When white smoke rises from the Sistine Chapel signifying a man has been elected to the papacy, he chooses a papal name and is bestowed with eight official titles. It might surprise you that of those eight titles, pope is not one of them. So then, why do we call the pope “the pope?”
In the very early years of the Church, the terms “episcopos” and “presbyter” were used interchangeably to refer to local congregations lead by bishops. The first usage of the word páppas, pope in Greek meaning “father”, to refer to a church leader was in regard to the Patriarch of Alexandria, Pope Heraclas of Alexandria. In a letter written by his successor, Pope Dionysus of Alexendria (reigned 248 A.D. to 264 A.D to Philemon, a Roman presbyter he makes mention of a “Pope Heraclas.”
“τοῦτον ἐγὼ τὸν κανόνα καὶ τὸν τύπον παρὰ τοῦ μακαρίου πάπα ἡμῶν Ἡρακλᾶ παρέλαβον.”
“I received this rule and ordinance from our blessed father/pope, Heraclas.”

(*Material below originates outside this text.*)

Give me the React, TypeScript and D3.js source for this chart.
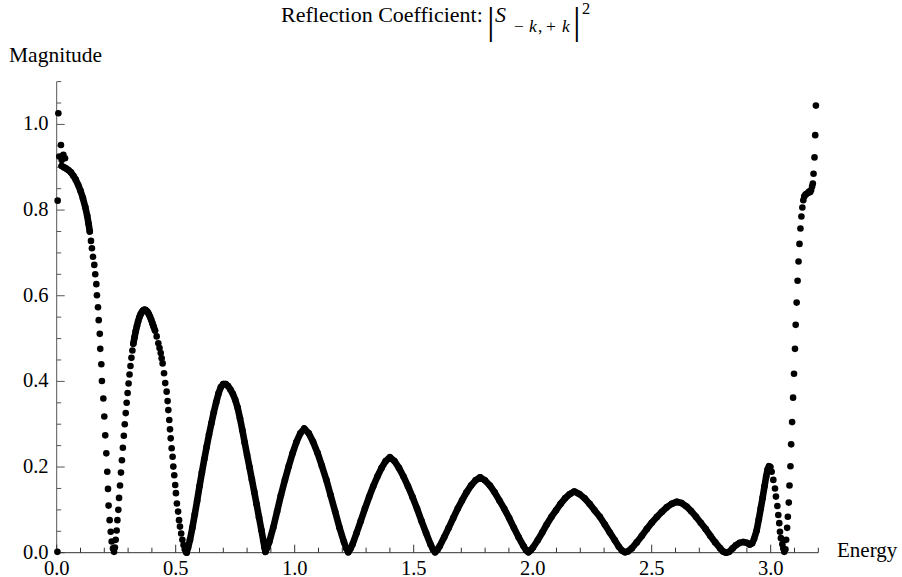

In the East, the honorific designation of “pope” was reserved for the Bishop of Alexandria. However, in the West it was used for any bishop. The earliest extant record of the word papa being used in reference specifically to the Bishop of Rome dates to late 3rd century, when it was applied to Pope Marcinellus.
The first usage of the English word “pope” arrives the year 950 A.D., in an Old English translation of Bede’s Ecclesiastical History of the English People making reference to Pope Vitalian.
“Þa wæs in þa tid Uitalius papa þæs apostolican seðles aldorbiscop.
In Modern English:
At that time, Pope Vitalian was chief bishop of the apostolic see.”
Today, the pope title continues to refer to the Alexandrian bishops, both Coptic Orthodox and Greek Orthodox Patriarchs of Alexandria are known as the “Pope and Patriarch of Alexandria.”
In the West, the pope title became reserved chiefly for the Bishop of Rome around the 5th and 6th centuries. In 998, an Archbishop of Milan was rebuked for having called himself pope. In 1073, Pope Gregory VII issued a decree that no other bishop of the Catholic Church could hold the title except the Bishop of Rome.